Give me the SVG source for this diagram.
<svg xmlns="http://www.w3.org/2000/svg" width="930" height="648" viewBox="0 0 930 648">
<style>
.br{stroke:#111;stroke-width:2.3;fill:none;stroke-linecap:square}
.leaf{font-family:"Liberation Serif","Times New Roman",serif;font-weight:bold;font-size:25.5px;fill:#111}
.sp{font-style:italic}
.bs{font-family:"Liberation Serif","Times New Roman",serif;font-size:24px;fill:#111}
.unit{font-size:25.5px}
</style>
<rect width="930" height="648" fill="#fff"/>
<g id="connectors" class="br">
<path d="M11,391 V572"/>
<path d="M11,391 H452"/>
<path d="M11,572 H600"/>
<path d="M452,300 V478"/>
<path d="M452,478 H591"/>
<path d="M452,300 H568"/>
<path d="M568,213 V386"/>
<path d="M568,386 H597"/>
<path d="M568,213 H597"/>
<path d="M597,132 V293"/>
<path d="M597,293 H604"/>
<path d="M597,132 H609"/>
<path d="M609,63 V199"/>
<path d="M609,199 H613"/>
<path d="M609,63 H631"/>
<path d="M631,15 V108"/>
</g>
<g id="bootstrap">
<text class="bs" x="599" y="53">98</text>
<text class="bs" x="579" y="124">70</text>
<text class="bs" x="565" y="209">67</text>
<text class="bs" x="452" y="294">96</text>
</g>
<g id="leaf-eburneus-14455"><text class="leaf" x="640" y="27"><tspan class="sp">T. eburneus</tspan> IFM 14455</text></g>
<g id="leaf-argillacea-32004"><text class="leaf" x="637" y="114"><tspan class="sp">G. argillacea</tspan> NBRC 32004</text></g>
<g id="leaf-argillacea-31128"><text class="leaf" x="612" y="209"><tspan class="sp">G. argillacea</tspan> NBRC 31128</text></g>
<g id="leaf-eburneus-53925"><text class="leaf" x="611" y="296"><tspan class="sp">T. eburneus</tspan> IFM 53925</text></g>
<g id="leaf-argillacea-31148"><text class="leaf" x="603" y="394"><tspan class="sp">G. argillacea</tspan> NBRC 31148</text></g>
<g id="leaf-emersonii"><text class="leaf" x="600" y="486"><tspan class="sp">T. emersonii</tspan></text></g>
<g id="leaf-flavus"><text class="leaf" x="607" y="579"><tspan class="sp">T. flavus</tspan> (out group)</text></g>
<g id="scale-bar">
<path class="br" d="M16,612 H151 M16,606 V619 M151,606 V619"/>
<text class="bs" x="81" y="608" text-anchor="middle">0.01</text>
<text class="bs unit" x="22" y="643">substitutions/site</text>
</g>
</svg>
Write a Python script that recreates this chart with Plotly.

=== Work to be completed ===
Please reproduce the entire listing, exactly as shown.

=== Exercise response ===
Give me the SVG source for this diagram.
<svg xmlns="http://www.w3.org/2000/svg" width="930" height="648" viewBox="0 0 930 648">
<style>
.br{stroke:#111;stroke-width:2.3;fill:none;stroke-linecap:square}
.leaf{font-family:"Liberation Serif","Times New Roman",serif;font-weight:bold;font-size:25.5px;fill:#111}
.sp{font-style:italic}
.bs{font-family:"Liberation Serif","Times New Roman",serif;font-size:24px;fill:#111}
.unit{font-size:25.5px}
</style>
<rect width="930" height="648" fill="#fff"/>
<g id="connectors" class="br">
<path d="M11,391 V572"/>
<path d="M11,391 H452"/>
<path d="M11,572 H600"/>
<path d="M452,300 V478"/>
<path d="M452,478 H591"/>
<path d="M452,300 H568"/>
<path d="M568,213 V386"/>
<path d="M568,386 H597"/>
<path d="M568,213 H597"/>
<path d="M597,132 V293"/>
<path d="M597,293 H604"/>
<path d="M597,132 H609"/>
<path d="M609,63 V199"/>
<path d="M609,199 H613"/>
<path d="M609,63 H631"/>
<path d="M631,15 V108"/>
</g>
<g id="bootstrap">
<text class="bs" x="599" y="53">98</text>
<text class="bs" x="579" y="124">70</text>
<text class="bs" x="565" y="209">67</text>
<text class="bs" x="452" y="294">96</text>
</g>
<g id="leaf-eburneus-14455"><text class="leaf" x="640" y="27"><tspan class="sp">T. eburneus</tspan> IFM 14455</text></g>
<g id="leaf-argillacea-32004"><text class="leaf" x="637" y="114"><tspan class="sp">G. argillacea</tspan> NBRC 32004</text></g>
<g id="leaf-argillacea-31128"><text class="leaf" x="612" y="209"><tspan class="sp">G. argillacea</tspan> NBRC 31128</text></g>
<g id="leaf-eburneus-53925"><text class="leaf" x="611" y="296"><tspan class="sp">T. eburneus</tspan> IFM 53925</text></g>
<g id="leaf-argillacea-31148"><text class="leaf" x="603" y="394"><tspan class="sp">G. argillacea</tspan> NBRC 31148</text></g>
<g id="leaf-emersonii"><text class="leaf" x="600" y="486"><tspan class="sp">T. emersonii</tspan></text></g>
<g id="leaf-flavus"><text class="leaf" x="607" y="579"><tspan class="sp">T. flavus</tspan> (out group)</text></g>
<g id="scale-bar">
<path class="br" d="M16,612 H151 M16,606 V619 M151,606 V619"/>
<text class="bs" x="81" y="608" text-anchor="middle">0.01</text>
<text class="bs unit" x="22" y="643">substitutions/site</text>
</g>
</svg>
Write a Python script that recreates this chart with Plotly.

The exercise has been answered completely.